## Task details
Write out, exactly and only, the lines that run from the top of the records to the line with "const fmt = (v: number)". Include both ends; exclude pictures.

** begin **

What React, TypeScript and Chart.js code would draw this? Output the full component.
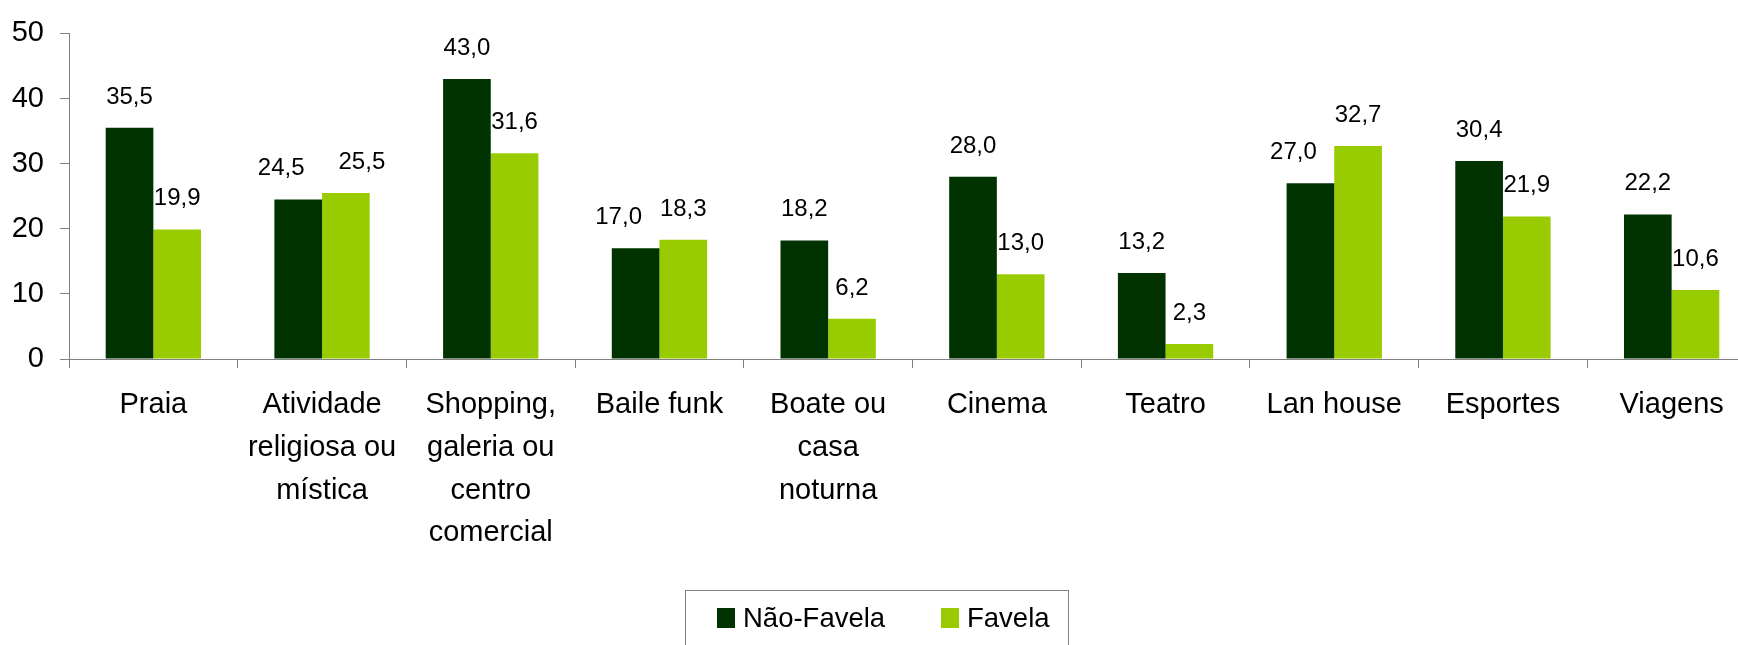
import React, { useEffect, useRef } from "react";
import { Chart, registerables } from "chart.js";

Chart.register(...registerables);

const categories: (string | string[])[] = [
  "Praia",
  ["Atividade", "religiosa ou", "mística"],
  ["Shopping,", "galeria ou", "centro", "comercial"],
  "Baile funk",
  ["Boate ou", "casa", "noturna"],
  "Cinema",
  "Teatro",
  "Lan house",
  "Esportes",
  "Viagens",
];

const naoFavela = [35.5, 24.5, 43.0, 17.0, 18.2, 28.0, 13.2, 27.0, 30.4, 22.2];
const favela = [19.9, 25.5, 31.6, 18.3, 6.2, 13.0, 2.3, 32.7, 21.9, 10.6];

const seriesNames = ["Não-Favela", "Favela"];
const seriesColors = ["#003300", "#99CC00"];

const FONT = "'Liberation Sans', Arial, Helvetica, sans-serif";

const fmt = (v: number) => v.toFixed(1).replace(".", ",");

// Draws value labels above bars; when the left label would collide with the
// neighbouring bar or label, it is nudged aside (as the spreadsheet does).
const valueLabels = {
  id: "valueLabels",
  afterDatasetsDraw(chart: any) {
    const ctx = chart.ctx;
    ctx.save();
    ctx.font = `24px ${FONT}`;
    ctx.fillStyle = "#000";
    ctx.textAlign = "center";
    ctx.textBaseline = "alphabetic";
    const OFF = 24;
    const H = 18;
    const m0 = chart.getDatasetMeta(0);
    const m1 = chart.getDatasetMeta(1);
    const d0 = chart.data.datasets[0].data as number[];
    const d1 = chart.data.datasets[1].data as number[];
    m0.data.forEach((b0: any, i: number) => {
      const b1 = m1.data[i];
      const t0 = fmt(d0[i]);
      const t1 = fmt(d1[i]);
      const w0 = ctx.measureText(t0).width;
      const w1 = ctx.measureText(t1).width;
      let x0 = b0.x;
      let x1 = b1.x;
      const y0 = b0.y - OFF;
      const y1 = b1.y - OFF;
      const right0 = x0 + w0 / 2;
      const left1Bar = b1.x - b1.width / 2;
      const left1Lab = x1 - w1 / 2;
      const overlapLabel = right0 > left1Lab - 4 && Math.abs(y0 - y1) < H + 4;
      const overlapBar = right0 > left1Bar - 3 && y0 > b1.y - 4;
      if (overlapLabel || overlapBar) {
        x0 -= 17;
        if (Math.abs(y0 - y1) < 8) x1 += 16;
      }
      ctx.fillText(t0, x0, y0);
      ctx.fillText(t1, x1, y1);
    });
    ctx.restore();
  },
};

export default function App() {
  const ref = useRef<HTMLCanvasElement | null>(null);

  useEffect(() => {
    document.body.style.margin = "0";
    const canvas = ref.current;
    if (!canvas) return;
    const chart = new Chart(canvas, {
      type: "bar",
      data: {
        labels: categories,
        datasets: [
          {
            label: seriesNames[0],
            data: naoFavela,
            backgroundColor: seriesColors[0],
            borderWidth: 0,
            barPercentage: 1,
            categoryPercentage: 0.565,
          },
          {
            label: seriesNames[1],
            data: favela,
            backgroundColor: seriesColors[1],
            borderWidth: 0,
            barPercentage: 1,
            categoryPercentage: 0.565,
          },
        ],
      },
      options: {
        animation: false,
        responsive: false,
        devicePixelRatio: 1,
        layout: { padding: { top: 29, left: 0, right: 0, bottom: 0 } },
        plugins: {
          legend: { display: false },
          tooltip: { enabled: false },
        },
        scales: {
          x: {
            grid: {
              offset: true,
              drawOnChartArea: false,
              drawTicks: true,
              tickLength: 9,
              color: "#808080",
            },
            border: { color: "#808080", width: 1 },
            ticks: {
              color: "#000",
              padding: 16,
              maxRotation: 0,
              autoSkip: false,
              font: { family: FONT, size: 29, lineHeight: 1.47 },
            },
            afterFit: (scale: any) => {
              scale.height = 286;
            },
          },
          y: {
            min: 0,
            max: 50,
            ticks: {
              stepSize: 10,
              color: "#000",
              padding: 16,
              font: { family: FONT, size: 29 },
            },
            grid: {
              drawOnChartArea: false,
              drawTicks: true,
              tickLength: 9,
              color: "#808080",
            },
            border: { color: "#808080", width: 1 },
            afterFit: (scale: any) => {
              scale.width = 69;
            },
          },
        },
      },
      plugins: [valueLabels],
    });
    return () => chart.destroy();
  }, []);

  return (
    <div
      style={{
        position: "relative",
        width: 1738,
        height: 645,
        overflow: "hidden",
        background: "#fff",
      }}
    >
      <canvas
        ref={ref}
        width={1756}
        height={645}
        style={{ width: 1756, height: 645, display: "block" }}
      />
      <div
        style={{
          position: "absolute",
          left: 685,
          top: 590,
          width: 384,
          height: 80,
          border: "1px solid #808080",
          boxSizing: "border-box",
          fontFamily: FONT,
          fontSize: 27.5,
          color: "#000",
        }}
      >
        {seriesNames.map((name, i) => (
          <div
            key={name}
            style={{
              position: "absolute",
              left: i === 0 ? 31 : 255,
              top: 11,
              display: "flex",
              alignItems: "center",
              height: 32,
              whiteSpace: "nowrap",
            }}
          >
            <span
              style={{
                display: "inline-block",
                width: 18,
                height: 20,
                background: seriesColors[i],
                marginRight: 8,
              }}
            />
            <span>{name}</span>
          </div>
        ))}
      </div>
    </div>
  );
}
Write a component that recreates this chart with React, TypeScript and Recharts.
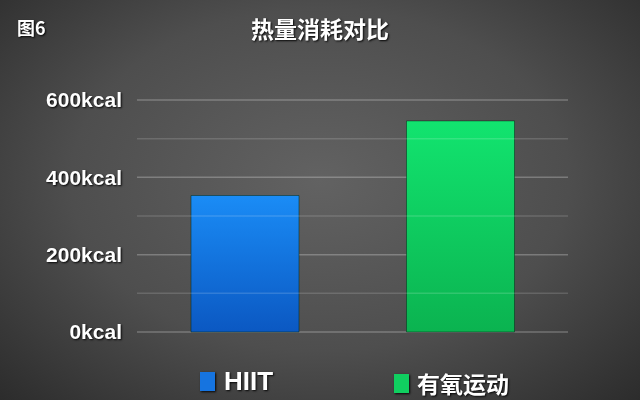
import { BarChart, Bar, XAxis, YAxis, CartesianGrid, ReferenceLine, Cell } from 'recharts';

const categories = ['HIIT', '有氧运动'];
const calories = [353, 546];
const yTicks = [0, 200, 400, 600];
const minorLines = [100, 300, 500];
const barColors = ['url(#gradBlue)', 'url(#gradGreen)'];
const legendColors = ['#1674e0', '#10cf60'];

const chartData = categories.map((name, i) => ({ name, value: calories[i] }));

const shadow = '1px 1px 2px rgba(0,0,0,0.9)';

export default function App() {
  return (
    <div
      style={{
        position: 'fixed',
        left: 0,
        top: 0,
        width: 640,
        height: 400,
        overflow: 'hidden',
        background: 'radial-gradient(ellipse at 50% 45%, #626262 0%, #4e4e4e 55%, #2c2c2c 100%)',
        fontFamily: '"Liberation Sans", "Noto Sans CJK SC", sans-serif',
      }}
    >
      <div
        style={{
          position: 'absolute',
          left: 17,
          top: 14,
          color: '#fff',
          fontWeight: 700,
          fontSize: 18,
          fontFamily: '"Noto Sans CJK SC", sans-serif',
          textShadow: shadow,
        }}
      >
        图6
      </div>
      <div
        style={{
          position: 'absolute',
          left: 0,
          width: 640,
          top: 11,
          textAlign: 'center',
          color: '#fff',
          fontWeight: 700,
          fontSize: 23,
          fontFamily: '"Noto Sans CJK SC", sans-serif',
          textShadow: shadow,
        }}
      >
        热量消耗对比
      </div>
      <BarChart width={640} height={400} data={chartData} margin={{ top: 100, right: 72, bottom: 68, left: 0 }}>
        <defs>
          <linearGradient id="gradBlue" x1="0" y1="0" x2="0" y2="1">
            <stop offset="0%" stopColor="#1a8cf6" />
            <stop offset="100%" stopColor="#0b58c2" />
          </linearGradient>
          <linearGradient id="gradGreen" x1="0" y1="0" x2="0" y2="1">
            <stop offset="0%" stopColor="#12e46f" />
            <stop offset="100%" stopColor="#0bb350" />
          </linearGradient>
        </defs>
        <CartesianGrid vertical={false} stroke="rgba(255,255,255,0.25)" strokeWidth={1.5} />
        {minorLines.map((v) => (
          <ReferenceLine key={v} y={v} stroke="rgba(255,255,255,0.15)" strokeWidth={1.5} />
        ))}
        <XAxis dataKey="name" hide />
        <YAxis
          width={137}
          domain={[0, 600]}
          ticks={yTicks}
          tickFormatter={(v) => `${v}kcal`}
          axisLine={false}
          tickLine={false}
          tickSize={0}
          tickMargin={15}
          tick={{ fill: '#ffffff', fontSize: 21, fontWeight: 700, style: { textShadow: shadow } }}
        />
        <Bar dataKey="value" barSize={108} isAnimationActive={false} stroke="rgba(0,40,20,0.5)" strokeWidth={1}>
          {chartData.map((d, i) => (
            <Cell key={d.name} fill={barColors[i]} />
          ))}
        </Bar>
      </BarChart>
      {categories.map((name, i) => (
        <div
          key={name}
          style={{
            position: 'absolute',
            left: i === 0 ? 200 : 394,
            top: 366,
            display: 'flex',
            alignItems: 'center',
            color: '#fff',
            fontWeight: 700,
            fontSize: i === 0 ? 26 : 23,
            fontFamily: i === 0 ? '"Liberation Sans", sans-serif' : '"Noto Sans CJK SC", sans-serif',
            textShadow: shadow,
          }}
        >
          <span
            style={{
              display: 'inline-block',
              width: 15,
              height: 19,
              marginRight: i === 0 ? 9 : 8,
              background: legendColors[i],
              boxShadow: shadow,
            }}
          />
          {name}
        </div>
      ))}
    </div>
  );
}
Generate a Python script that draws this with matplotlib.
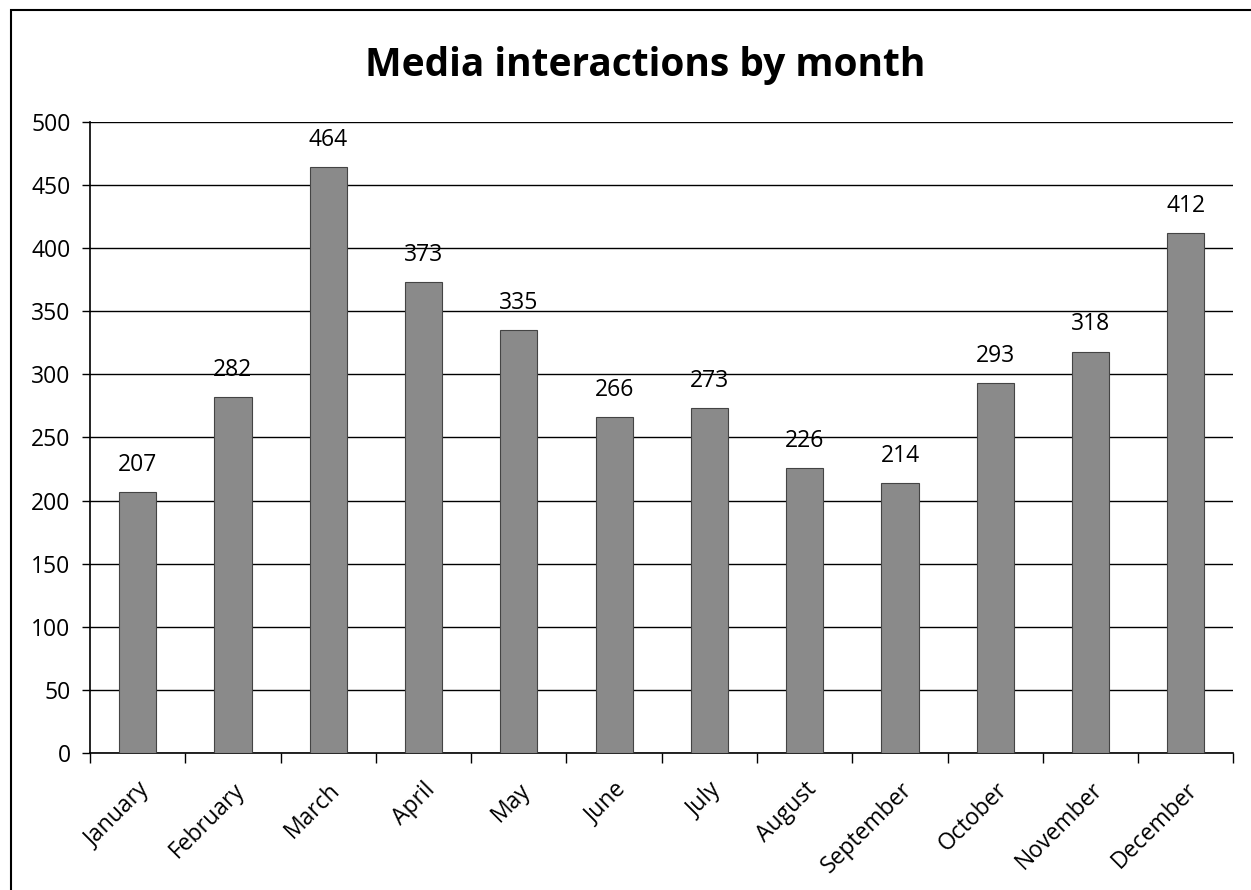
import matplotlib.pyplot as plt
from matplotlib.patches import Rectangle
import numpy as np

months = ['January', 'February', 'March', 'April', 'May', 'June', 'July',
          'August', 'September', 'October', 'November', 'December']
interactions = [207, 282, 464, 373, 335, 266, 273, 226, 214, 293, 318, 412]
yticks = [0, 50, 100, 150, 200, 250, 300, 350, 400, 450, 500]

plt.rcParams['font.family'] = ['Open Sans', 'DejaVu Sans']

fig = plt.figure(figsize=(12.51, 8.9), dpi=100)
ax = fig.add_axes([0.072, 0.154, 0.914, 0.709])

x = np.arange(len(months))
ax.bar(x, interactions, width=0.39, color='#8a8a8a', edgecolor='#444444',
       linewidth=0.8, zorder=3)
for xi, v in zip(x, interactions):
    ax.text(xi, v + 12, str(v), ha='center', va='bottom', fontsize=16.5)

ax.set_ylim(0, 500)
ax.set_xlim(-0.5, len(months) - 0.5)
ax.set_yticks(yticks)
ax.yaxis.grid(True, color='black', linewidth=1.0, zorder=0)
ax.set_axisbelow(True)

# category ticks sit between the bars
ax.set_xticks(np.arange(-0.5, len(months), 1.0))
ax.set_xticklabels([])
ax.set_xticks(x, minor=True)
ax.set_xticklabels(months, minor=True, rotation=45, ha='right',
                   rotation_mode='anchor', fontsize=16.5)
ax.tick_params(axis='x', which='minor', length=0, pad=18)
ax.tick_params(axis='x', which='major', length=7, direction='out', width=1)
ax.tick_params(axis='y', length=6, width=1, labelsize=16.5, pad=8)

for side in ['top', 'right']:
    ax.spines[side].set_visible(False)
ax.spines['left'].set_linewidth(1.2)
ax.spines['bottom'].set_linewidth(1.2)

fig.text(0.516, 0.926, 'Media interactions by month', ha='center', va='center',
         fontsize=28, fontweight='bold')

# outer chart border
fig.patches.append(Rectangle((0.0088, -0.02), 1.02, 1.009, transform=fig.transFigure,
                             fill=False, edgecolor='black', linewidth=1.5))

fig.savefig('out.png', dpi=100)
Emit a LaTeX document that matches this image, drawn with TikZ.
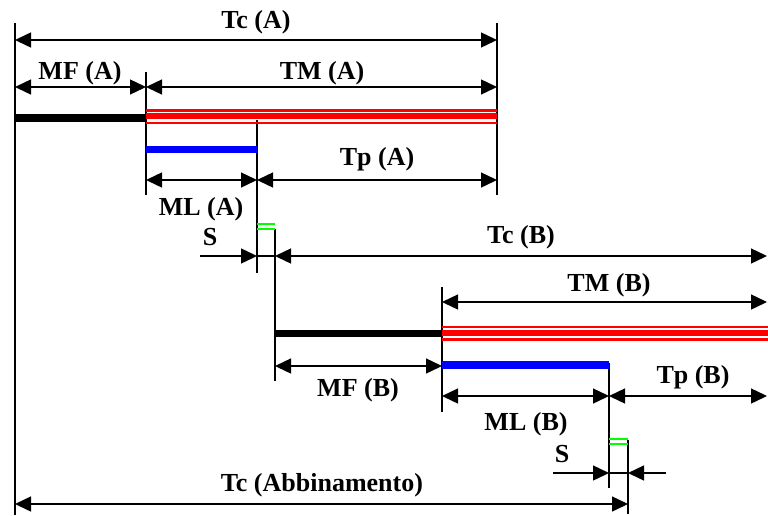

** end **

## Finished answer
What React, TypeScript and Chart.js code would draw this? Output the full component.
import React, { useEffect, useRef } from "react";
import { Chart, registerables } from "chart.js";

Chart.register(...registerables);

const categories: (string | string[])[] = [
  "Praia",
  ["Atividade", "religiosa ou", "mística"],
  ["Shopping,", "galeria ou", "centro", "comercial"],
  "Baile funk",
  ["Boate ou", "casa", "noturna"],
  "Cinema",
  "Teatro",
  "Lan house",
  "Esportes",
  "Viagens",
];

const naoFavela = [35.5, 24.5, 43.0, 17.0, 18.2, 28.0, 13.2, 27.0, 30.4, 22.2];
const favela = [19.9, 25.5, 31.6, 18.3, 6.2, 13.0, 2.3, 32.7, 21.9, 10.6];

const seriesNames = ["Não-Favela", "Favela"];
const seriesColors = ["#003300", "#99CC00"];

const FONT = "'Liberation Sans', Arial, Helvetica, sans-serif";

const fmt = (v: number) => v.toFixed(1).replace(".", ",");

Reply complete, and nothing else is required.